As for Paul Grey and Robert Meyer, they are responsible for authoring "Analysis and Design of Analog Integrated Circuits." It is the one college textbook you will see in virtually every EE's bookshelf.
The 8080 microprocessor was one of the first widely accepted microprocessors, at the beginning of the personal computer era.
Dr. Fujio Masuoka of Toshiba for inventing "flash memories," without which none of the the hand-held computing revolution and digital video was possible....imagine a world without flash memories - a world with iPad/iPhone/insert your favorite camera here with hard drives
PCI transformed the PC industry, and every other market for computing, from HPC to the simplest Embedded Electronics. Intel, IBM, Digital Equipment, NCR, Adaptec, ATI Technologies, Compaq , HP , Microsoft..(I was there, have complete list somewhere)

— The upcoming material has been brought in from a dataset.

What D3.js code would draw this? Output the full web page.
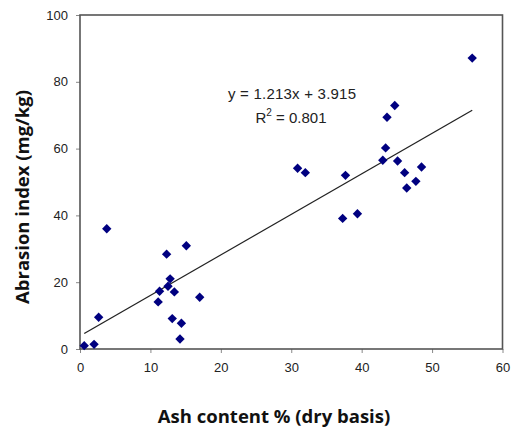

The original PCI architecture Intel team included, among others, Dave Carson, Norm Rasmussen, Brad Hosler, Ed Solari, Bruce Young, Gary Solomon, Ali Oztaskin, Tom Sakoda, Rich Haslam, Jeff Rabe, and Steve Fischer.
Indeed, a lot of innovations cannot be attributed to a single name. That point was raised a number of times in our newsroom discussions.
But that said, again, as I pointed out earlier in this story, we are NOT looking for definitive answers for "fathers" of any given technologies. We will leave that discussion elsewhere.
Here, we are looking for a gem. Perhaps, a story behind stories. Or someone -- who may not have received a lot of press -- played an important role in a bigger team.
elPresidente, I respect your view on this. Indeed, that's one way to look at it.
But it's our intention to go BEYOND EEs on our list.
Why? EE's technology innovation and contribution don't happen in isolation.
By the time such innovation becomes a truly successful technology or "force" in the industry, it often received help and contribution from those working in other scientific disciplines or even MBAs.
Why limit ourselves to EEs, or the topic of EEs? EEs have always been a part of many bigger technology stories.